Moosehorn National Wildlife Refuge is the easternmost such refuge in the United States and part of a vast federal system designed to protect wildlife and its habitat while providing for wildlife-related education and recreation opportunities.
One of the 11 refuge units in Maine managed by the U.S. Fish and Wildlife Service, Moosehorn encompasses 30,000 acres of remote woods and waters – a little over 20,000 acres in Baring Plantation and just under 9,000 acres in nearby Edmunds Township, located about 100 miles east of Bangor and less than 25 miles from the Canadian border crossing in Lubec.
At Baring Plantation, there is a diverse landscape of hills, ledge outcrops, streams, lakes, bogs and marshes. The northern hardwood and spruce-fir forests, along with old-growth white pines, are home to a bounty of bird life, as well as black bears, white-tailed deer and coyotes. The American woodcock is intensively studied and managed at Moosehorn to better understand and help reverse its population decline.
A variety of hiking trails emanate from the area around the refuge headquarters, located just off Charlotte Road in the Baring unit. Woodcock Trail is a short accessible path that introduces visitors to the namesake bird. Bird Walk is a short jaunt for birding enthusiasts interested in some of the more than 220 avian species that have been identified in the refuge. Raven Trail is a 1.25-mile interpretive route that describes the importance of maintaining proper wildlife habitat.
Fifty miles of old gravel roads, many slowly reverting back to the forest and all closed to vehicles, offer plenty of access to the sights and sounds of Moosehorn, roughly one-third of which is federally designated wilderness. The Headquarters Loop is a popular 2.5-mile interpretive track following the Two-Mile Meadow and Mile Bridge roads.
For a good introduction to the Moosehorn backcountry, hikers will want to shoulder day packs and strike off for the Headquarters Road Trail and then the Tower Trail, a wonderful 5.4-mile out-and-back journey that leads to the wooded summit of Bald Mountain and its ruined wooden firetower.
The section of Headquarters Road Trail between the trailhead and Mullen Meadow is signed as part East Coast Greenway, a nearly 3,000-mile multi-use pathway stretching from Key West, Florida to nearby Calais, Maine. Along here, hikers will pass several areas that have been clear-cut, a forest management tool used to create openings in the woods to help spur the young, brushy growth that offers both food and cover for wildlife. Fire is another important habitat enhancement tool used at Moosehorn.
Beyond the extensive wetlands of Mullen Meadow, the trail narrows to enter the National Wilderness Area.
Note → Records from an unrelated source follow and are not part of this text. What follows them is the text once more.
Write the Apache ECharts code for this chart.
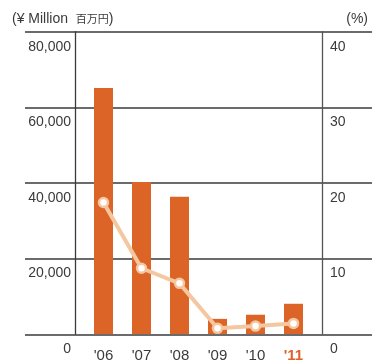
<!DOCTYPE html>
<html><head><meta charset="utf-8">
<script src="https://cdn.jsdelivr.net/npm/echarts@6/dist/echarts.min.js"></script>
<style>html,body{margin:0;padding:0;background:#fff}#c{width:386px;height:363px}</style>
</head><body><div id="c"></div>
<script>
const categories = ["'06", "'07", "'08", "'09", "'10", "'11"];
const amountValues = [65100, 40200, 36300, 4000, 5100, 8000];
const ratioValues = [17.4, 8.7, 6.7, 0.75, 1.05, 1.4];
const leftTicks = [0, 20000, 40000, 60000, 80000];
const rightTicks = [0, 10, 20, 30, 40];

const FONT = 'Liberation Sans, Arial, sans-serif';
const TXT = '#3a3a3a';
const ORANGE = '#DD6427';
const gridTop = 31.7, gridBottom = 28.7;

const chart = echarts.init(document.getElementById('c'), null, {renderer: 'canvas'});
chart.setOption({
  animation: false,
  backgroundColor: '#fff',
  textStyle: {fontFamily: FONT},
  title: [
    {left: 7, top: 7, text: '{a|(¥ Million  }{b|百万円}{a|)}', textStyle: {fontWeight: 'normal', rich: {
      a: {fontSize: 14, color: TXT, fontFamily: FONT, fontWeight: 'normal'},
      b: {fontSize: 11, color: TXT, fontFamily: 'Noto Sans CJK JP', fontWeight: 'normal'}}}},
    {right: 13, top: 7, text: '(%)', textStyle: {fontSize: 14, fontWeight: 'normal', color: TXT, fontFamily: FONT}}
  ],
  grid: [
    {left: 25, right: 14, top: gridTop, bottom: gridBottom},
    {left: 84.5, right: 73.5, top: gridTop, bottom: gridBottom}
  ],
  xAxis: [
    {gridIndex: 0, type: 'category', data: categories, show: false},
    {gridIndex: 1, type: 'category', data: categories,
     axisLine: {show: false}, axisTick: {show: false},
     axisLabel: {interval: 0, margin: 14, fontSize: 15, color: TXT, fontFamily: FONT,
       formatter: function (v, i) { return i === categories.length - 1 ? '{h|' + v + '}' : v; },
       rich: {h: {fontSize: 15, fontWeight: 'bold', color: ORANGE, fontFamily: FONT}}}}
  ],
  yAxis: [
    {gridIndex: 0, type: 'value', min: leftTicks[0], max: leftTicks[leftTicks.length - 1], interval: 20000,
     axisLine: {show: false}, axisTick: {show: false}, axisLabel: {show: false},
     splitLine: {show: true, lineStyle: {color: '#3a3a3a', width: 1.5}}},
    {gridIndex: 1, type: 'value', position: 'left', offset: 9.5,
     min: leftTicks[0], max: leftTicks[leftTicks.length - 1], interval: 20000,
     axisLine: {show: true, lineStyle: {color: '#3a3a3a', width: 1.3}}, axisTick: {show: false},
     splitLine: {show: false},
     axisLabel: {margin: 4, fontSize: 14, color: TXT, fontFamily: FONT, verticalAlign: 'top', padding: [8, 0, 0, 0],
       formatter: function (v) { return v.toLocaleString('en-US'); }}},
    {gridIndex: 1, type: 'value', position: 'right', offset: 9.5,
     min: rightTicks[0], max: rightTicks[rightTicks.length - 1], interval: 10,
     axisLine: {show: true, lineStyle: {color: '#555', width: 1.3}}, axisTick: {show: false},
     splitLine: {show: false},
     axisLabel: {margin: 8, fontSize: 14, color: TXT, fontFamily: FONT, verticalAlign: 'top', padding: [8, 0, 0, 0]}}
  ],
  series: [
    {type: 'bar', xAxisIndex: 1, yAxisIndex: 1, data: amountValues, barWidth: 19,
     itemStyle: {color: ORANGE}, z: 2},
    {type: 'line', xAxisIndex: 1, yAxisIndex: 2, data: ratioValues,
     lineStyle: {color: '#F4C7A1', width: 4}, symbol: 'circle', symbolSize: 9,
     itemStyle: {color: '#fff', borderColor: '#F4C7A1', borderWidth: 2.5}, z: 3}
  ]
});
</script></body></html>
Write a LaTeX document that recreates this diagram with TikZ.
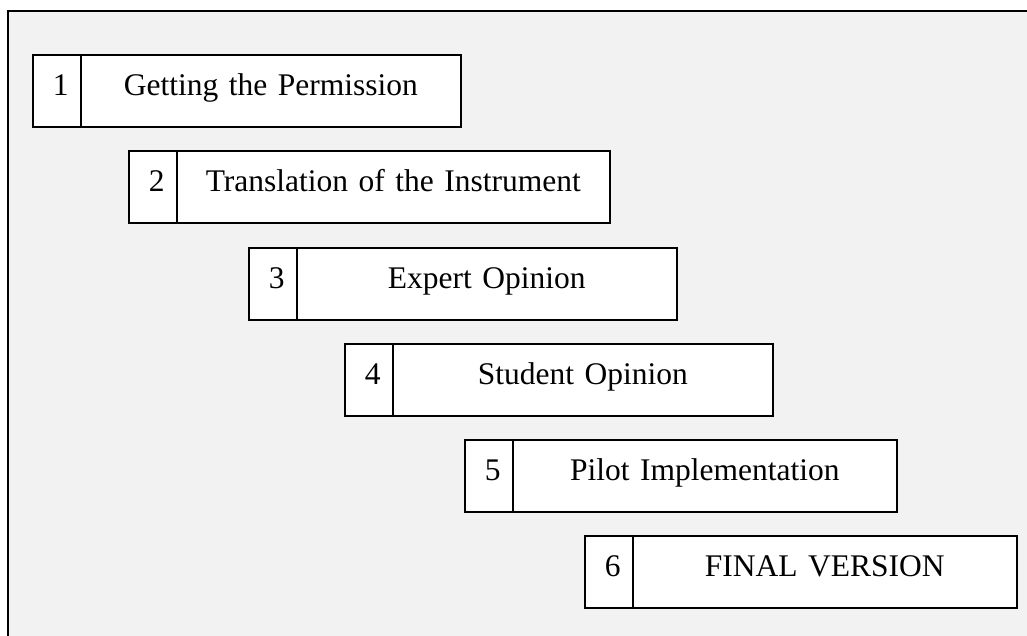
\documentclass[tikz,border=0pt]{standalone}
\usepackage{fontspec}
\setmainfont{Liberation Serif}
\definecolor{panelgray}{HTML}{F2F2F2}
\tikzset{
  cell/.style={draw=black, line width=1.6pt, fill=white, rectangle, inner sep=0pt,
    anchor=north west, minimum height=72pt, text height=22pt, text depth=12pt,
    font=\fontsize{31.5}{38}\selectfont},
  numcell/.style={cell, minimum width=48pt},
  stepcell/.style={cell, align=center},
  numtext/.style={font=\fontsize{31.5}{38}\selectfont, inner sep=0pt,
    text height=22pt, text depth=12pt}
}
\begin{document}
\begin{tikzpicture}[x=1pt, y=-1pt]
  \clip (0,0) rectangle (1027,636);
  \fill[white] (0,0) rectangle (1027,636);
  % grey panel behind the steps
  \draw[line width=2pt, fill=panelgray] (8,11) rectangle (1040,650);
  % step boxes: number cell and label cell
  \node[numcell] (n1) at (32,54) {};
  \node[stepcell, minimum width=380pt, text width=380pt] (s1) at (80,54) {Getting the Permission};
  \node[numcell] (n2) at (128,150) {};
  \node[stepcell, minimum width=433pt, text width=433pt] (s2) at (176,150) {Translation of the Instrument};
  \node[numcell] (n3) at (248,247) {};
  \node[stepcell, minimum width=380pt, text width=380pt] (s3) at (296,247) {Expert Opinion};
  \node[numcell] (n4) at (344,343) {};
  \node[stepcell, minimum width=380pt, text width=380pt] (s4) at (392,343) {Student Opinion};
  \node[numcell] (n5) at (464,439) {};
  \node[stepcell, minimum width=384pt, text width=384pt] (s5) at (512,439) {Pilot Implementation};
  \node[numcell] (n6) at (584,535) {};
  \node[stepcell, minimum width=384pt, text width=384pt] (s6) at (632,535) {FINAL VERSION};
  % step numbers, set a little right of the cell centres
  \foreach \k in {1,...,6}
    \node[numtext] (k\k) at ([xshift=4pt]n\k.center) {\k};
\end{tikzpicture}
\end{document}
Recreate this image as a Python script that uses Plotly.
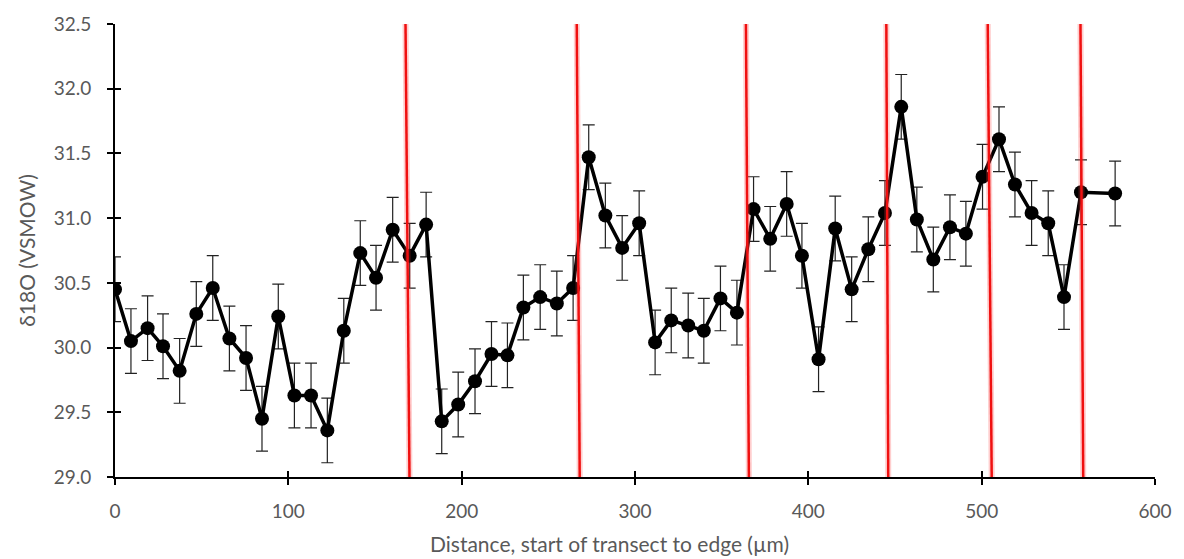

Just ahead is the Bertrand E. Smith Natural Area, 160 glorious acres set aside in the late 1940’s to preserve a representative sample of old growth white pines, which, along with many impressive red pines – many exceeding two feet in diameter – dominate the forest canopy.
Tower Trail is a 0.7-mile spur that ends atop 448-foot Bald Mountain, where the downed remains of the former 100-foot firetower lie amid the thick woods. The old concrete stanchions, bolts, cables, a barrel, steps and a cabin frame all show a bygone era in forest fire protection.
Hikers will find plenty more opportunities to explore Moosehorn. A few miles north of the refuge headquarters on the outskirts of Calais is Magurrewock Mountain, a 384-foot peak accessed by a one-mile trail. To the south, Bells Mountain and Crane Mountain in the Edmunds unit of the refuge offer two fun loop hikes just shy of a mile each.
Given that the Moosehorn National Wildlife Refuge in far Downeast Maine is a healthy drive for a good many Maine hikers (it’s about 230 miles from Portland, for example), it’s probably a good idea to consider making it a weekend camping extravaganza. Cobscook Bay State Park in Edmunds has 125 fabulous campsites, many situated right on Whiting Bay. Hot showers are a bonus. The park also features pleasant foot trails leading to Littles and Cunningham mountains.